When your opponents have 3 red threes and you have none, they have a better chance to get more points with red threes. Both have equal chances to get the last red three, but it'll be worth 100 for you, and worth 500 points for your opponents. When the situation is otherwise even, this may be a good reason for you to go out.
Sometimes the opponents have not made the opening meld and they have some red 3's. In such situations, they'll get something like -500 - -300 points if you go out, but +300 - +500 points if they open. It can be a good idea to go out and take that 600-1000 point advantage rather than continue the hand and try to get a bigger but more uncertain victory.
You're allowed to ask your partner "may I go out". It's possible to use it as a signal: When you're able to go out and your partner has a lot of cards in his hand, you can tell him to get rid of his cards by asking "may I go out". He answers "No" and when it's his turn he melds everything he can.
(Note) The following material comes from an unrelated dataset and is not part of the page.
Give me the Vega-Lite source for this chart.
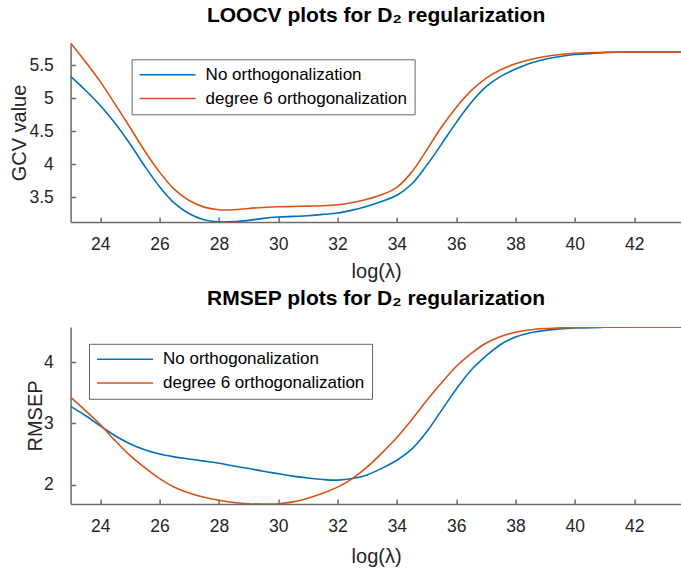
{
  "$schema": "https://vega.github.io/schema/vega-lite/v6.json",
  "autosize": "none",
  "padding": {"left": 70.6, "top": 43, "right": 610.4, "bottom": 527},
  "background": "white",
  "bounds": "flush",
  "spacing": 105,
  "resolve": {"scale": {"y": "independent"}, "legend": {"color": "independent"}},
  "config": {
    "view": {"stroke": null},
    "font": "Liberation Sans",
    "axis": {"domainColor": "#6b6b6b", "domainWidth": 1.5, "tickColor": "#6b6b6b", "tickWidth": 1.5, "tickSize": -5, "grid": false, "labelFont": "Liberation Sans", "labelFontSize": 17.5, "labelColor": "#262626", "titleFont": "Liberation Sans", "titleFontSize": 20, "titleFontWeight": "normal", "titleColor": "#262626", "labelFlush": false, "labelOverlap": false},
    "axisX": {"labelPadding": 18.7},
    "axisY": {"labelPadding": 22.3},
    "legend": {"strokeColor": "#666666", "fillColor": "#ffffff", "padding": 7, "symbolType": "stroke", "symbolSize": 3136, "symbolStrokeWidth": 1.6, "labelFont": "Liberation Sans", "labelFontSize": 17, "labelColor": "#000000", "labelOffset": 9, "clipHeight": 17, "rowPadding": 5.7, "labelLimit": 400},
    "title": {"font": "Liberation Sans", "fontSize": 21, "fontWeight": "bold", "color": "#000000", "baseline": "alphabetic", "anchor": "middle"}
  },
  "vconcat": [
    {
      "width": 611,
      "height": 179,
      "title": {"text": "LOOCV plots for D₂ regularization", "offset": 17},
      "data": {"values": [
        {"lam": 23.0, "No orthogonalization": 5.33, "degree 6 orthogonalization": 5.835},
        {"lam": 23.5, "No orthogonalization": 5.12, "degree 6 orthogonalization": 5.55},
        {"lam": 24.0, "No orthogonalization": 4.89, "degree 6 orthogonalization": 5.25},
        {"lam": 24.5, "No orthogonalization": 4.62, "degree 6 orthogonalization": 4.91},
        {"lam": 25.0, "No orthogonalization": 4.31, "degree 6 orthogonalization": 4.56},
        {"lam": 25.5, "No orthogonalization": 3.97, "degree 6 orthogonalization": 4.20},
        {"lam": 26.0, "No orthogonalization": 3.66, "degree 6 orthogonalization": 3.88},
        {"lam": 26.5, "No orthogonalization": 3.41, "degree 6 orthogonalization": 3.62},
        {"lam": 27.0, "No orthogonalization": 3.25, "degree 6 orthogonalization": 3.45},
        {"lam": 27.5, "No orthogonalization": 3.16, "degree 6 orthogonalization": 3.35},
        {"lam": 28.0, "No orthogonalization": 3.128, "degree 6 orthogonalization": 3.31},
        {"lam": 28.5, "No orthogonalization": 3.13, "degree 6 orthogonalization": 3.31},
        {"lam": 29.0, "No orthogonalization": 3.15, "degree 6 orthogonalization": 3.33},
        {"lam": 29.5, "No orthogonalization": 3.18, "degree 6 orthogonalization": 3.345},
        {"lam": 30.0, "No orthogonalization": 3.20, "degree 6 orthogonalization": 3.355},
        {"lam": 30.5, "No orthogonalization": 3.21, "degree 6 orthogonalization": 3.36},
        {"lam": 31.0, "No orthogonalization": 3.22, "degree 6 orthogonalization": 3.365},
        {"lam": 31.5, "No orthogonalization": 3.24, "degree 6 orthogonalization": 3.37},
        {"lam": 32.0, "No orthogonalization": 3.26, "degree 6 orthogonalization": 3.385},
        {"lam": 32.5, "No orthogonalization": 3.305, "degree 6 orthogonalization": 3.42},
        {"lam": 33.0, "No orthogonalization": 3.365, "degree 6 orthogonalization": 3.47},
        {"lam": 33.5, "No orthogonalization": 3.44, "degree 6 orthogonalization": 3.54},
        {"lam": 34.0, "No orthogonalization": 3.53, "degree 6 orthogonalization": 3.65},
        {"lam": 34.5, "No orthogonalization": 3.70, "degree 6 orthogonalization": 3.88},
        {"lam": 35.0, "No orthogonalization": 3.98, "degree 6 orthogonalization": 4.21},
        {"lam": 35.5, "No orthogonalization": 4.30, "degree 6 orthogonalization": 4.56},
        {"lam": 36.0, "No orthogonalization": 4.63, "degree 6 orthogonalization": 4.86},
        {"lam": 36.5, "No orthogonalization": 4.93, "degree 6 orthogonalization": 5.11},
        {"lam": 37.0, "No orthogonalization": 5.17, "degree 6 orthogonalization": 5.30},
        {"lam": 37.5, "No orthogonalization": 5.33, "degree 6 orthogonalization": 5.43},
        {"lam": 38.0, "No orthogonalization": 5.44, "degree 6 orthogonalization": 5.52},
        {"lam": 38.5, "No orthogonalization": 5.53, "degree 6 orthogonalization": 5.585},
        {"lam": 39.0, "No orthogonalization": 5.59, "degree 6 orthogonalization": 5.63},
        {"lam": 39.5, "No orthogonalization": 5.63, "degree 6 orthogonalization": 5.66},
        {"lam": 40.0, "No orthogonalization": 5.66, "degree 6 orthogonalization": 5.68},
        {"lam": 41.0, "No orthogonalization": 5.69, "degree 6 orthogonalization": 5.695},
        {"lam": 42.0, "No orthogonalization": 5.70, "degree 6 orthogonalization": 5.70},
        {"lam": 43.6, "No orthogonalization": 5.70, "degree 6 orthogonalization": 5.70}
      ]},
      "transform": [{"fold": ["No orthogonalization", "degree 6 orthogonalization"], "as": ["series", "value"]}],
      "mark": {"type": "line", "interpolate": "catmull-rom", "strokeWidth": 1.6, "clip": true},
      "encoding": {
        "x": {"field": "lam", "type": "quantitative", "scale": {"domain": [23, 43.6], "nice": false, "zero": false},
              "axis": {"values": [24, 26, 28, 30, 32, 34, 36, 38, 40, 42], "title": "log(λ)", "titleY": 55.8, "titleBaseline": "alphabetic"}},
        "y": {"field": "value", "type": "quantitative", "scale": {"domain": [3.125, 5.835], "nice": false, "zero": false},
              "axis": {"values": [3.5, 4, 4.5, 5, 5.5], "format": "~g", "title": "GCV value", "titleX": -45.6, "titleBaseline": "alphabetic"}},
        "color": {"field": "series", "type": "nominal", "scale": {"domain": ["No orthogonalization", "degree 6 orthogonalization"], "range": ["#0072BD", "#D95319"]},
                  "legend": {"orient": "none", "legendX": 61, "legendY": 16.3, "title": null}}
      }
    },
    {
      "width": 611,
      "height": 177,
      "title": {"text": "RMSEP plots for D₂ regularization", "offset": 18.4},
      "data": {"values": [
        {"lam": 23.0, "No orthogonalization": 3.28, "degree 6 orthogonalization": 3.43},
        {"lam": 23.5, "No orthogonalization": 3.13, "degree 6 orthogonalization": 3.21},
        {"lam": 24.0, "No orthogonalization": 2.96, "degree 6 orthogonalization": 2.98},
        {"lam": 24.5, "No orthogonalization": 2.80, "degree 6 orthogonalization": 2.72},
        {"lam": 25.0, "No orthogonalization": 2.67, "degree 6 orthogonalization": 2.48},
        {"lam": 25.5, "No orthogonalization": 2.57, "degree 6 orthogonalization": 2.28},
        {"lam": 26.0, "No orthogonalization": 2.50, "degree 6 orthogonalization": 2.10},
        {"lam": 26.5, "No orthogonalization": 2.455, "degree 6 orthogonalization": 1.96},
        {"lam": 27.0, "No orthogonalization": 2.42, "degree 6 orthogonalization": 1.865},
        {"lam": 27.5, "No orthogonalization": 2.385, "degree 6 orthogonalization": 1.795},
        {"lam": 28.0, "No orthogonalization": 2.35, "degree 6 orthogonalization": 1.745},
        {"lam": 28.5, "No orthogonalization": 2.305, "degree 6 orthogonalization": 1.71},
        {"lam": 29.0, "No orthogonalization": 2.265, "degree 6 orthogonalization": 1.69},
        {"lam": 29.5, "No orthogonalization": 2.22, "degree 6 orthogonalization": 1.685},
        {"lam": 30.0, "No orthogonalization": 2.18, "degree 6 orthogonalization": 1.69},
        {"lam": 30.5, "No orthogonalization": 2.14, "degree 6 orthogonalization": 1.72},
        {"lam": 31.0, "No orthogonalization": 2.11, "degree 6 orthogonalization": 1.78},
        {"lam": 31.5, "No orthogonalization": 2.085, "degree 6 orthogonalization": 1.86},
        {"lam": 32.0, "No orthogonalization": 2.075, "degree 6 orthogonalization": 1.96},
        {"lam": 32.5, "No orthogonalization": 2.10, "degree 6 orthogonalization": 2.10},
        {"lam": 33.0, "No orthogonalization": 2.16, "degree 6 orthogonalization": 2.29},
        {"lam": 33.5, "No orthogonalization": 2.27, "degree 6 orthogonalization": 2.52},
        {"lam": 34.0, "No orthogonalization": 2.40, "degree 6 orthogonalization": 2.77},
        {"lam": 34.5, "No orthogonalization": 2.58, "degree 6 orthogonalization": 3.06},
        {"lam": 35.0, "No orthogonalization": 2.86, "degree 6 orthogonalization": 3.37},
        {"lam": 35.5, "No orthogonalization": 3.21, "degree 6 orthogonalization": 3.66},
        {"lam": 36.0, "No orthogonalization": 3.56, "degree 6 orthogonalization": 3.93},
        {"lam": 36.5, "No orthogonalization": 3.87, "degree 6 orthogonalization": 4.14},
        {"lam": 37.0, "No orthogonalization": 4.10, "degree 6 orthogonalization": 4.31},
        {"lam": 37.5, "No orthogonalization": 4.29, "degree 6 orthogonalization": 4.42},
        {"lam": 38.0, "No orthogonalization": 4.41, "degree 6 orthogonalization": 4.49},
        {"lam": 38.5, "No orthogonalization": 4.48, "degree 6 orthogonalization": 4.53},
        {"lam": 39.0, "No orthogonalization": 4.52, "degree 6 orthogonalization": 4.55},
        {"lam": 39.5, "No orthogonalization": 4.545, "degree 6 orthogonalization": 4.56},
        {"lam": 40.0, "No orthogonalization": 4.56, "degree 6 orthogonalization": 4.567},
        {"lam": 41.0, "No orthogonalization": 4.57, "degree 6 orthogonalization": 4.573},
        {"lam": 42.0, "No orthogonalization": 4.574, "degree 6 orthogonalization": 4.575},
        {"lam": 43.6, "No orthogonalization": 4.575, "degree 6 orthogonalization": 4.575}
      ]},
      "transform": [{"fold": ["No orthogonalization", "degree 6 orthogonalization"], "as": ["series", "value"]}],
      "mark": {"type": "line", "interpolate": "catmull-rom", "strokeWidth": 1.6, "clip": true},
      "encoding": {
        "x": {"field": "lam", "type": "quantitative", "scale": {"domain": [23, 43.6], "nice": false, "zero": false},
              "axis": {"values": [24, 26, 28, 30, 32, 34, 36, 38, 40, 42], "title": "log(λ)", "titleY": 58, "titleBaseline": "alphabetic"}},
        "y": {"field": "value", "type": "quantitative", "scale": {"domain": [1.685, 4.575], "nice": false, "zero": false},
              "axis": {"values": [2, 3, 4], "format": "~g", "title": "RMSEP", "titleX": -29, "titleBaseline": "alphabetic"}},
        "color": {"field": "series", "type": "nominal", "scale": {"domain": ["No orthogonalization", "degree 6 orthogonalization"], "range": ["#0072BD", "#D95319"]},
                  "legend": {"orient": "none", "legendX": 18.4, "legendY": 16.8, "title": null}}
      }
    }
  ]
}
When it's your turn again, you go out. Note: When you use this strategy, you should not break your going-out -hand after the first negative answer. (Remember, that the rules require you to be able to go out when you ask "May I go out".)
Ask "may I go out" only when you want your partner to make the decision (the exception to this is when you're using the strategy described above). This way, when you ask, your partner knows that he's the only person having some important information, and this knowing-that-he-knows helps him to make a better decision. If you can make the decision by yourself, without consulting your partner, do not ask just because you want to be polite.
(Example: You have one canasta, one mixed five or six card combination melded and no other important melds. It's clear that the only reason for not going out is trying to make a mixed canasta out of that meld. If you can go out and make that canasta, do so and ask nothing. This way, if you ask "May I go out?", your partner can be sure that it's impossible for you to complete that canasta, and he can decide if it's possible for him to make the canasta.)